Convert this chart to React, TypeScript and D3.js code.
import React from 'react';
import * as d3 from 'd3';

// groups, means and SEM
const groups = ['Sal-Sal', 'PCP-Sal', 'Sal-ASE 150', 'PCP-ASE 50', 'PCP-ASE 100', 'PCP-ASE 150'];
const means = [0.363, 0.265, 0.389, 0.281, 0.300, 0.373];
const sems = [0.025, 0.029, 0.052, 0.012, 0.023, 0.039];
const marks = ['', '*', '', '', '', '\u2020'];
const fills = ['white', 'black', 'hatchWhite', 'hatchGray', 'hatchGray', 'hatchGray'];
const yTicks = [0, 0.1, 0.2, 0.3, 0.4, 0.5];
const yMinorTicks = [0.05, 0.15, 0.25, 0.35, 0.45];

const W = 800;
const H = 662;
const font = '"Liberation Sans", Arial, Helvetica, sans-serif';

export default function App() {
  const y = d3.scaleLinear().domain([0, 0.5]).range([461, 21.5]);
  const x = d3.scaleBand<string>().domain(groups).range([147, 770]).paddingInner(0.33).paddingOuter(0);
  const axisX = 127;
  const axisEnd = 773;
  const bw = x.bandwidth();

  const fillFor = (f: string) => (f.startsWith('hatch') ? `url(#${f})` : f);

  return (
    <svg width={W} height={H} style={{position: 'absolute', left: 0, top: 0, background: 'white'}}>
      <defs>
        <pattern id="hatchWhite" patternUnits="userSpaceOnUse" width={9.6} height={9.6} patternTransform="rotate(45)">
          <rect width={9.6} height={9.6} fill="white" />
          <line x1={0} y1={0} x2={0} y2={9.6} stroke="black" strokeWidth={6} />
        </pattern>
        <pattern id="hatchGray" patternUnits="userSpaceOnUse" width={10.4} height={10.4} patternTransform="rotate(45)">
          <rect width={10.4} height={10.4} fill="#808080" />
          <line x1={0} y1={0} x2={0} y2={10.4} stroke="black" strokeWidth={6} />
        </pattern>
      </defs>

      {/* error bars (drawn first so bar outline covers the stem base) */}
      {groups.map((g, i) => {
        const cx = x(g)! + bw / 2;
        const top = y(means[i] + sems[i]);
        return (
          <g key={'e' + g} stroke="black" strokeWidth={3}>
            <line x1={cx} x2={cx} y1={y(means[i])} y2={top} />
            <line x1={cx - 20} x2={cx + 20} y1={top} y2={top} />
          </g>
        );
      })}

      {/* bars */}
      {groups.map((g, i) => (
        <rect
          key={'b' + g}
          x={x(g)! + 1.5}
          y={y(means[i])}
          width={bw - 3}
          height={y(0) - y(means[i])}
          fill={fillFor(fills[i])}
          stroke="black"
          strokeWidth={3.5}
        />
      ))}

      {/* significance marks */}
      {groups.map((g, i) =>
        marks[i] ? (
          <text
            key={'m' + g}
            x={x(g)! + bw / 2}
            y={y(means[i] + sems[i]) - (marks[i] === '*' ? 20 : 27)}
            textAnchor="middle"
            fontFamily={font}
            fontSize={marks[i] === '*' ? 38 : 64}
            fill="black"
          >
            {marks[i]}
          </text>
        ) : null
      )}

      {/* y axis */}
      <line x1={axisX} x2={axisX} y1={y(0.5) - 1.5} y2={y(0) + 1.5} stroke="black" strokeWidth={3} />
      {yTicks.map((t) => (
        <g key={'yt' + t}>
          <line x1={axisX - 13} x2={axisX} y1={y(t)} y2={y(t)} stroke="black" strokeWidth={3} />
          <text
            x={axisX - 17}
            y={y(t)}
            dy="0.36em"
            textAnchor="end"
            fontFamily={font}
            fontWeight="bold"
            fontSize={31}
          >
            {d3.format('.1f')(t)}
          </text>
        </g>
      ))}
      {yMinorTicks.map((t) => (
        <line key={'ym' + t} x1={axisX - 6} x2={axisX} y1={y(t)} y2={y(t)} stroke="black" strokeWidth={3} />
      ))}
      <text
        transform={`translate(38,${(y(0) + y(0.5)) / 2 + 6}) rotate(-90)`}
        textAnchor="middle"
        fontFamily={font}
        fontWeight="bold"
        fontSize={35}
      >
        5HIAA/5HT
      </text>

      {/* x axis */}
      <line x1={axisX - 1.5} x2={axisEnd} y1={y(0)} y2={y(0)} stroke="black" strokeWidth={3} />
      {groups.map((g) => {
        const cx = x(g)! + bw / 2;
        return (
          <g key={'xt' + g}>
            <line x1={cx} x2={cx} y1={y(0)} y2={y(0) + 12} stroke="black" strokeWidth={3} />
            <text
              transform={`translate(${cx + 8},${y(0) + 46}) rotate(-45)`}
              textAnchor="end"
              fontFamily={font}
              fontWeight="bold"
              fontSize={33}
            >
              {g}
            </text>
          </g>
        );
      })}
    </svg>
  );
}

What needs to be done: Each line from the top of the material above through the line with "import * as d3 from 'd3';" must be echoed exactly, and no other line.

Answer to the exercise:
Convert this chart to React, TypeScript and D3.js code.
import React from 'react';
import * as d3 from 'd3';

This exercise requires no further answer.